The buildings are constructed from Hamstone, a Jurassic limestone quarried on the local Ham Hill.

The priory itself is linked to a barn by a wall. It includes a gateway which provides access from North Street. The 5 m high wall dates from the 15th century and includes an arched gateway which has a buttress on its western side. The barn is largely from the 18th century; however it incorporates material from the former building. The southern end is supported by two buttresses and the north side includes a door on the first floor.

The other barn which is about 25 m north west of The Priory was built in the 15th century. It has partially thatched roof, and served as a tithe barn. The other outbuilding which is about 40 m north west of The Priory may once have been used as a wagon shed. A further 15th century barn to the west of The Priory is now ruined, following a fire in 1969. It is close to the circular Dovecote which may date from the 14th century.

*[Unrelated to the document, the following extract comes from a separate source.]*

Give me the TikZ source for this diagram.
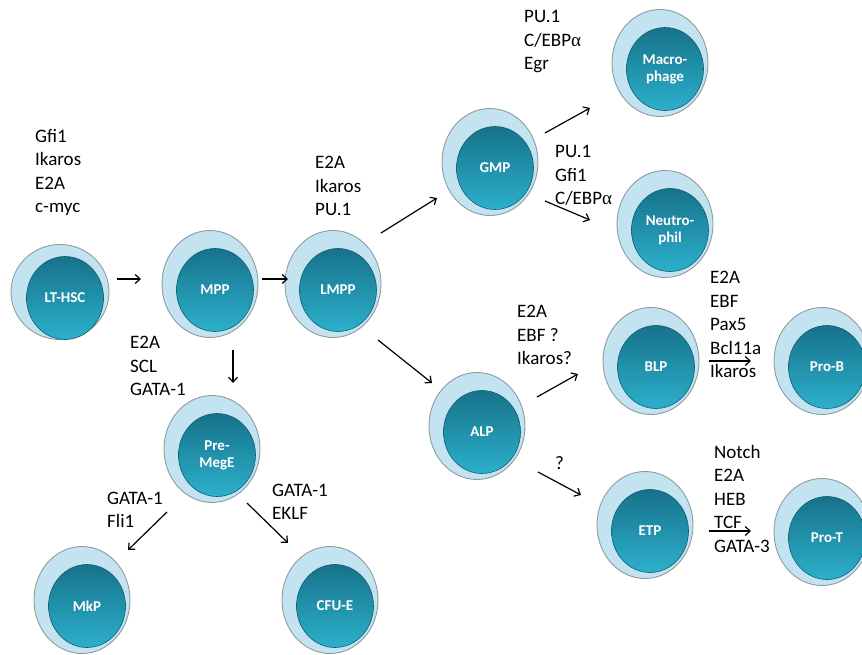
\documentclass[tikz,border=0pt]{standalone}
\usepackage{fontspec}
\setmainfont{Carlito}
\newfontfamily\grk{Liberation Serif}
\usetikzlibrary{shapes.geometric,arrows.meta}
\definecolor{cellouter}{HTML}{C4E3F1}
\definecolor{cellrim}{HTML}{8E9CA2}
\definecolor{tealtop}{HTML}{17728A}
\definecolor{tealbot}{HTML}{2CB0CC}
\definecolor{innerrim}{HTML}{0F5E70}
\newcommand\mkcell[5][]{%
  \node[cellout,#1] (#2o) at (#3) {};
  \node[cellin] (#2) at ([xshift=5pt,yshift=-6pt]#2o.center) {#4#5};}
\begin{document}
\begin{tikzpicture}[x=1pt,y=-1pt,
  cellout/.style={ellipse, draw=cellrim, line width=0.9pt, fill=cellouter,
    minimum width=96pt, minimum height=107pt, inner sep=0pt},
  cellin/.style={ellipse, draw=innerrim, line width=0.6pt, top color=tealtop,
    bottom color=tealbot, minimum width=77pt, minimum height=83pt, inner sep=0pt,
    text=white, font=\fontsize{15}{17}\selectfont\bfseries, align=center},
  tf/.style={font=\fontsize{19}{23.5}\selectfont, align=left, anchor=west, inner sep=0pt},
  arr/.style={-{Straight Barb[length=5pt,width=9pt]}, line width=1.2pt}
]
\useasboundingbox (0,0) rectangle (862,655);
\fill[white] (0,0) rectangle (862,655);

% cells
\mkcell[minimum width=98pt, minimum height=95pt]{lthsc}{60,292}{LT-HSC}{}
\mkcell{mpp}{210,284}{MPP}{}
\mkcell{lmpp}{333,284}{LMPP}{}
\mkcell{gmp}{490,162}{GMP}{}
\mkcell{mac}{660,63}{Macro-\\phage}{}
\mkcell{neu}{665,224}{Neutro-\\phil}{}
\mkcell{alp}{477,426}{ALP}{}
\mkcell{blp}{651,361}{BLP}{}
\mkcell{prob}{822,361}{Pro-B}{}
\mkcell{etp}{645,525}{ETP}{}
\mkcell{prot}{822,532}{Pro-T}{}
\mkcell{premege}{212,449}{Pre-\\MegE}{}
\mkcell{mkp}{82,600}{MkP}{}
\mkcell{cfue}{330,600}{CFU-E}{}

% factor labels
\node[tf] (t1) at (35,172.5) {Gfi1\\Ikaros\\E2A\\c-myc};
\node[tf] (t2) at (315,186) {E2A\\Ikaros\\PU.1};
\node[tf] (t3) at (130,366) {E2A\\SCL\\GATA-1};
\node[tf] (t4) at (524,42) {PU.1\\C/EBP{\grk α}\\Egr};
\node[tf] (t5) at (555,175.5) {PU.1\\Gfi1\\C/EBP{\grk α}};
\node[tf] (t6) at (517,335) {E2A\\EBF ?\\Ikaros?};
\node[tf] (t7) at (710,324.5) {E2A\\EBF\\Pax5\\Bcl11a\\Ikaros};
\node[tf] (t8) at (555,463) {?};
\node[tf] (t9) at (714,498.5) {Notch\\E2A\\HEB\\TCF\\GATA-3};
\node[tf] (t10) at (107,510) {GATA-1\\Fli1};
\node[tf] (t11) at (272,502) {GATA-1\\EKLF};

% arrow end points
\coordinate (a1) at (117,279); \coordinate (a2) at (141,279);
\coordinate (b1) at (262,279); \coordinate (b2) at (288,279);
\coordinate (c1) at (233,350); \coordinate (c2) at (233,383);
\coordinate (d1) at (381,233); \coordinate (d2) at (437,198);
\coordinate (e1) at (378,340); \coordinate (e2) at (432,383);
\coordinate (f1) at (545,133); \coordinate (f2) at (590,108);
\coordinate (g1) at (545,201); \coordinate (g2) at (590,220);
\coordinate (h1) at (537,397); \coordinate (h2) at (578,374);
\coordinate (i1) at (538,472); \coordinate (i2) at (581,495);
\coordinate (j1) at (709,361); \coordinate (j2) at (751,361);
\coordinate (k1) at (709,531); \coordinate (k2) at (751,531);
\coordinate (l1) at (167,512); \coordinate (l2) at (128,550);
\coordinate (m1) at (247,503); \coordinate (m2) at (288,543);

\foreach \p in {a,b,c,d,e,f,g,h,i,j,k,l,m}
  \draw[arr] (\p1) -- (\p2);
\end{tikzpicture}
\end{document}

Pigeons and doves were an important food source historically kept for their eggs, flesh, and dung.

The main priory building itself is of an L-shaped plan and consists of three unequal wings. The oldest part contains the hall, screens and dormitory. This was built in the 14th century but contains stones from the previous building, which show oblique tooling found in Norman architecture. The two-storey hall is 28 ft long and 18 ft wide. It was originally used as the refectory, with a window being added by Bishop Beckington in the 15th century, and later became a coal store. The hall also has arches into bays and an ogee-headed recess which may have been an aumbry. At the eastern end of the hall is a parlour on the ground floor and, on the first floor, is a dormitory. The chapel next to the dormitory can be seen through a squint which is unusually combined with a piscina.

The central block south of the hall contains the dining room and kitchen on the ground floor with bedrooms above. Both have chamfered beams made of elm which are approximately 19 ft long. Centrally between the two rooms is a large medieval fireplace including a bread oven. Next to the kitchen is the large south store.